● **DIRECTIONS FOR THIS TASK**: Retype word for word the first line of the listing and each line after it up to the line with "import * as echarts from 'echarts';", with the pictures taken out.

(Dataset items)
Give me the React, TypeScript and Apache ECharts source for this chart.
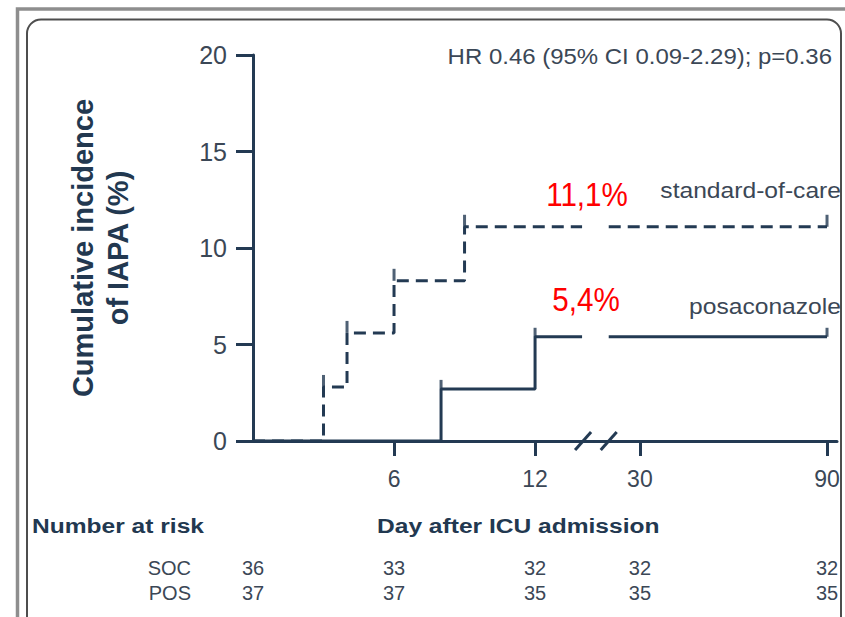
import React, { useEffect, useRef } from 'react';
import * as echarts from 'echarts';

// ---- data ----
const socDays = [0, 3, 4, 6, 9, 90];
const socIncidence = [0, 2.8, 5.6, 8.3, 11.1, 11.1];
const posDays = [0, 8, 12, 90];
const posIncidence = [0, 2.7, 5.4, 5.4];

const leftTickDays = [6, 12];
const rightTickDays = [30, 90];

const riskDays = [0, 6, 12, 30, 90];
const socAtRisk = [36, 33, 32, 32, 32];
const posAtRisk = [37, 37, 35, 35, 35];
const riskRowNames = ['SOC', 'POS'];

const finalLabels = ['11,1%', '5,4%'];
const groupNames = ['standard-of-care', 'posaconazole'];
const hrText = 'HR 0.46 (95% CI 0.09-2.29); p=0.36';
const yAxisTitle = 'Cumulative incidence\nof IAPA (%)';
const xAxisTitle = 'Day after ICU admission';
const riskTitle = 'Number at risk';

// axis break: curves stop at BREAK_START (left panel) and resume at BREAK_END (right panel)
const BREAK_START = 14;
const BREAK_END = 20;
const LEFT_RANGE = [0, 14.55];
const RIGHT_RANGE = [15.6, 93.2];
const RISK_OFFSETS = [127, 152];

const LINE = '#233a53';
const TEXT = '#3b4756';
const BOLD = '#223850';
const FONT = '"Liberation Sans", Arial, Helvetica, sans-serif';

function valueAt(days: number[], vals: number[], d: number) {
  let v = vals[0];
  days.forEach((x, i) => { if (x <= d) v = vals[i]; });
  return v;
}
function leftPart(days: number[], vals: number[]) {
  const pts = days.map((d, i) => [d, vals[i]]).filter((p) => p[0] <= BREAK_START);
  pts.push([BREAK_START, valueAt(days, vals, BREAK_START)]);
  return pts;
}
function rightPart(days: number[], vals: number[]) {
  const pts: number[][] = [[BREAK_END, valueAt(days, vals, BREAK_END)]];
  days.forEach((d, i) => { if (d >= BREAK_END) pts.push([d, vals[i]]); });
  return pts;
}
function marks(days: number[], vals: number[], left: boolean) {
  return days
    .map((d, i) => [d, vals[i]])
    .filter((p) => p[0] > 0 && (left ? p[0] <= BREAK_START : p[0] >= BREAK_END));
}

const riskLookup = (arr: number[]) => (v: number) => {
  const i = riskDays.indexOf(Number(v));
  return i >= 0 ? String(arr[i]) : '';
};

function riskAxis(grid: number, offset: number, arr: number[], values: number[]) {
  const range = grid === 0 ? LEFT_RANGE : RIGHT_RANGE;
  return {
    gridIndex: grid,
    type: 'value',
    min: range[0],
    max: range[1],
    position: 'bottom',
    offset,
    axisLine: { show: false, onZero: false },
    axisTick: { show: false },
    splitLine: { show: false },
    axisLabel: {
      customValues: values,
      formatter: riskLookup(arr),
      margin: 0,
      verticalAlign: 'middle',
      fontSize: 20,
      color: TEXT,
      fontFamily: FONT,
    },
  };
}

function mainXAxis(grid: number, values: number[]) {
  const range = grid === 0 ? LEFT_RANGE : RIGHT_RANGE;
  return {
    gridIndex: grid,
    type: 'value',
    min: range[0],
    max: range[1],
    position: 'bottom',
    axisLine: { show: true, onZero: false, lineStyle: { color: LINE, width: 3 } },
    axisTick: { show: true, customValues: values, length: 15, lineStyle: { color: LINE, width: 3 } },
    axisLabel: { customValues: values, fontSize: 23, margin: 26, color: TEXT, fontFamily: FONT },
    splitLine: { show: false },
  };
}

function lineSeries(grid: number, data: number[][], dashed: boolean) {
  return {
    type: 'line',
    xAxisIndex: grid,
    yAxisIndex: grid,
    step: 'end',
    symbol: 'none',
    data,
    lineStyle: { color: LINE, width: 3, type: dashed ? [12, 7] : 'solid', cap: 'butt' },
    z: 5,
  };
}
function markSeries(grid: number, data: number[][], h: number) {
  return {
    type: 'scatter',
    xAxisIndex: grid,
    yAxisIndex: grid,
    symbol: 'rect',
    symbolSize: [3, h],
    symbolOffset: [0, '-50%'],
    itemStyle: { color: LINE },
    data,
    z: 6,
  };
}

export default function App() {
  const ref = useRef<HTMLDivElement>(null);
  useEffect(() => {
    const el = ref.current!;
    const chart = echarts.init(el, null, { renderer: 'svg' });
    chart.setOption({
      animation: false,
      backgroundColor: '#ffffff',
      grid: [
        { left: 253, right: 250, top: 55, bottom: 176 },
        { left: 595, right: 8, top: 55, bottom: 176 },
      ],
      xAxis: [
        mainXAxis(0, leftTickDays),
        mainXAxis(1, rightTickDays),
        riskAxis(0, RISK_OFFSETS[0], socAtRisk, [0, 6, 12]),
        riskAxis(0, RISK_OFFSETS[1], posAtRisk, [0, 6, 12]),
        riskAxis(1, RISK_OFFSETS[0], socAtRisk, [30, 90]),
        riskAxis(1, RISK_OFFSETS[1], posAtRisk, [30, 90]),
      ],
      yAxis: [
        {
          gridIndex: 0,
          type: 'value',
          min: 0,
          max: 20,
          interval: 5,
          axisLine: { show: true, lineStyle: { color: LINE, width: 3 } },
          axisTick: { show: true, length: 17, lineStyle: { color: LINE, width: 3 } },
          axisLabel: { fontSize: 25, margin: 26, color: TEXT, fontFamily: FONT },
          splitLine: { show: false },
          name: yAxisTitle,
          nameLocation: 'middle',
          nameRotate: 90,
          nameGap: 118,
          nameTextStyle: { fontSize: 29, fontWeight: 'bold', lineHeight: 35, color: BOLD, fontFamily: FONT },
        },
        { gridIndex: 1, type: 'value', min: 0, max: 20, show: false },
      ],
      series: [
        lineSeries(0, leftPart(socDays, socIncidence), true),
        lineSeries(1, rightPart(socDays, socIncidence), true),
        lineSeries(0, leftPart(posDays, posIncidence), false),
        lineSeries(1, rightPart(posDays, posIncidence), false),
        markSeries(0, marks(socDays, socIncidence, true), 12),
        markSeries(1, marks(socDays, socIncidence, false), 12),
        markSeries(0, marks(posDays, posIncidence, true), 9),
        markSeries(1, marks(posDays, posIncidence, false), 9),
      ],
    });

    const xPx = (i: number, v: number) => chart.convertToPixel({ xAxisIndex: i }, v) as number;
    const yPx = (v: number) => chart.convertToPixel({ yAxisIndex: 0 }, v) as number;
    const y0 = yPx(0);
    const socEnd = socIncidence[socIncidence.length - 1];
    const posEnd = posIncidence[posIncidence.length - 1];
    const b1 = xPx(0, BREAK_START) + 1;
    const b2 = xPx(1, BREAK_END);
    const txt = (text: string, x: number, y: number, size: number, align: string, opts: any = {}) => ({
      type: 'text',
      x,
      y,
      z: 20,
      scaleX: opts.sx || 1,
      style: {
        text,
        fontSize: size,
        fontFamily: FONT,
        fontWeight: opts.bold ? 'bold' : 'normal',
        fill: opts.color || TEXT,
        align,
        verticalAlign: 'middle',
        textAlign: align,
        textVerticalAlign: 'middle',
      },
    });
    const slash = (cx: number) => ({
      type: 'line',
      z: 20,
      shape: { x1: cx - 8, y1: y0 + 9, x2: cx + 8, y2: y0 - 9 },
      style: { stroke: LINE, lineWidth: 3 },
    });
    chart.setOption({
      graphic: {
        elements: [
          {
            type: 'rect',
            z: 0,
            shape: { x: 17.5, y: 9, width: 840, height: 700 },
            style: { fill: 'none', stroke: '#8e8e8e', lineWidth: 3.5 },
          },
          {
            type: 'rect',
            z: 0,
            shape: { x: 27, y: 19.5, width: 814, height: 700, r: 14 },
            style: { fill: 'none', stroke: '#4e4e4e', lineWidth: 2 },
          },
          slash(b1),
          slash(b2),
          txt(hrText, 832, 56, 22, 'right', { sx: 1.09 }),
          txt(groupNames[0], 841, yPx(socEnd) - 36, 22, 'right', { sx: 1.12 }),
          txt(groupNames[1], 841, yPx(posEnd) - 30, 22, 'right', { sx: 1.12 }),
          txt(finalLabels[0], 587, yPx(socEnd) - 33, 34, 'center', { color: '#ff0000', sx: 0.87 }),
          txt(finalLabels[1], 586, yPx(posEnd) - 38, 34, 'center', { color: '#ff0000', sx: 0.87 }),
          txt(riskTitle, 32, 526, 21, 'left', { bold: true, color: BOLD, sx: 1.17 }),
          txt(xAxisTitle, 377, 526, 21, 'left', { bold: true, color: BOLD, sx: 1.17 }),
          txt(riskRowNames[0], 191, y0 + RISK_OFFSETS[0], 20, 'right'),
          txt(riskRowNames[1], 191, y0 + RISK_OFFSETS[1], 20, 'right'),
        ],
      },
    });
    return () => chart.dispose();
  }, []);
  return (
    <div
      ref={ref}
      style={{ position: 'fixed', left: 0, top: 0, width: 845, height: 617, background: '#fff' }}
    />
  );
}
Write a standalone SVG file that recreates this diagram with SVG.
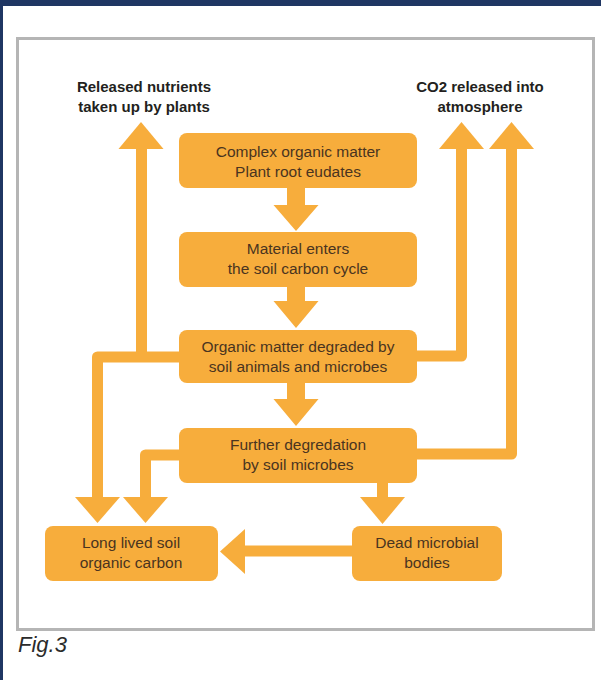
<svg xmlns="http://www.w3.org/2000/svg" width="601" height="680" viewBox="0 0 601 680">
<style>
.box{fill:#F7AD3C}
.bt{font-family:"Liberation Sans",Arial,sans-serif;font-size:15.5px;fill:#4a3420;text-anchor:middle}
.lbl{font-family:"Liberation Sans",Arial,sans-serif;font-size:15px;font-weight:bold;fill:#231f20;text-anchor:middle}
.ln{fill:none;stroke:#F7AD3C;stroke-width:11;stroke-linejoin:round}
.hd{fill:#F7AD3C}
</style>
<rect x="0" y="0" width="601" height="680" fill="#ffffff"/>
<rect x="0" y="0" width="601" height="6" fill="#1f3663"/>
<rect x="0" y="0" width="3" height="680" fill="#1f3663"/>
<rect x="17.5" y="38.5" width="576" height="591" fill="none" stroke="#b5b5b5" stroke-width="3"/>

<g id="connectors">
  <polygon class="hd" points="287,186 305,186 305,205 318.5,205 296,231 273.5,205 287,205"/>
  <polygon class="hd" points="287,285 305,285 305,301 318.5,301 296,328 273.5,301 287,301"/>
  <polygon class="hd" points="287,381 305,381 305,399 318.5,399 296,426 273.5,399 287,399"/>
  <path class="ln" d="M141.5 148 V357"/>
  <polygon class="hd" points="118.5,149 163.5,149 141,122"/>
  <path class="ln" d="M181 357 H97.5 V499"/>
  <polygon class="hd" points="75,497 120,497 97.5,523"/>
  <path class="ln" d="M181 455 H145.5 V499"/>
  <polygon class="hd" points="123,497 168,497 145.5,523"/>
  <path class="ln" d="M415 356 H461.5 V148"/>
  <polygon class="hd" points="439,149 484,149 461.5,122"/>
  <path class="ln" d="M415 454 H511.5 V148"/>
  <polygon class="hd" points="489,149 534,149 511.5,122"/>
  <path class="ln" d="M382.5 481 V499"/>
  <polygon class="hd" points="360,497 405,497 382.5,524"/>
  <path class="ln" d="M354 551 H243"/>
  <polygon class="hd" points="245,529 245,574 220,551.5"/>
</g>

<g id="label-nutrients">
  <text class="lbl" x="144" y="92">Released nutrients</text>
  <text class="lbl" x="144" y="112">taken up by plants</text>
</g>
<g id="label-co2">
  <text class="lbl" x="480" y="92">CO2 released into</text>
  <text class="lbl" x="480" y="112">atmosphere</text>
</g>

<g id="node-complex">
  <rect class="box" x="179" y="133" width="238" height="55" rx="8"/>
  <text class="bt" x="298" y="157">Complex organic matter</text>
  <text class="bt" x="298" y="177">Plant root eudates</text>
</g>
<g id="node-material">
  <rect class="box" x="179" y="232" width="238" height="55" rx="8"/>
  <text class="bt" x="298" y="254">Material enters</text>
  <text class="bt" x="298" y="274">the soil carbon cycle</text>
</g>
<g id="node-degraded">
  <rect class="box" x="179" y="330" width="238" height="53" rx="8"/>
  <text class="bt" x="298" y="352">Organic matter degraded by</text>
  <text class="bt" x="298" y="372">soil animals and microbes</text>
</g>
<g id="node-further">
  <rect class="box" x="179" y="428" width="238" height="55" rx="8"/>
  <text class="bt" x="298" y="450">Further degredation</text>
  <text class="bt" x="298" y="470">by soil microbes</text>
</g>
<g id="node-longlived">
  <rect class="box" x="45" y="526" width="173" height="55" rx="8"/>
  <text class="bt" x="131" y="548">Long lived soil</text>
  <text class="bt" x="131" y="568">organic carbon</text>
</g>
<g id="node-dead">
  <rect class="box" x="352" y="526" width="150" height="55" rx="8"/>
  <text class="bt" x="427" y="548">Dead microbial</text>
  <text class="bt" x="427" y="568">bodies</text>
</g>

<text x="18" y="652" font-family="'Liberation Sans',Arial,sans-serif" font-style="italic" font-size="22" fill="#2b2b2b">Fig.3</text>
</svg>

● **EXERCISE RESULT**:
Give me the React, TypeScript and Apache ECharts source for this chart.
import React, { useEffect, useRef } from 'react';
import * as echarts from 'echarts';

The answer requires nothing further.